Counts of PM2.5—harmful microscopic particles that penetrate deep into the lungs—reached 529, according to the US embassy, which issues independent readings.
The World Health Organization's recommended maximum exposure is 25 over a 24-hour period. China is often hit by heavy smog, mostly a result of coal burning.
China's state weather observatory issued a yellow alert—the second highest in a four-tier warning system—for smog in Beijing and other parts of north China, the official Xinhua news agency said.
The pollution will linger until Wednesday, it added.
Beijing issued its first red pollution alert—reserved for when authorities forecast an air-quality index of above 300 for at least three consecutive days—earlier this month.
The alert requires construction sites to halt work, while half the city's cars are banned from driving and schools are recommended to halt classes, among other disruptive measures.
Smog is generally worse in winter as coal burning for heating rises, and several northern cities have followed suit with red alerts in recent weeks.

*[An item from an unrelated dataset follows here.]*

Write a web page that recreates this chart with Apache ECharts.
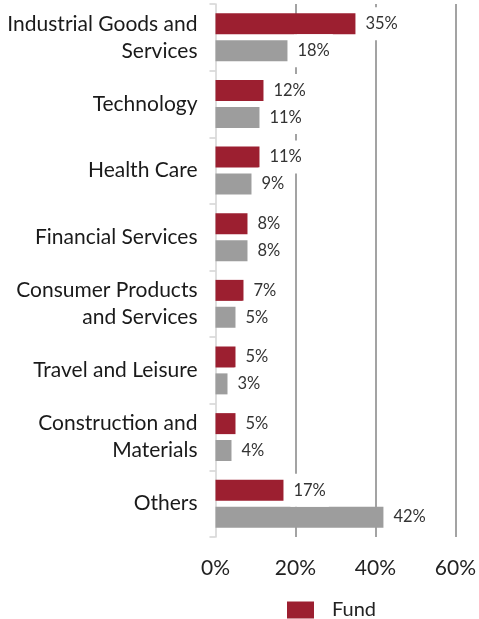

"(Pollution) is off the charts again," said one disgruntled Beijing resident on Chinese Twitter-equivalent Sina Weibo.
Air quality for November and December in Beijing was at a three year low, according to the state-run China Daily, despite measures to tackle the chronic problem.
China's rise to the world's second largest economy was largely powered by cheap, dirty coal.
Even as growth slows, the country has had a difficult time weaning itself off the fuel, even as the pollution it causes wreaks havoc on the environment and public health.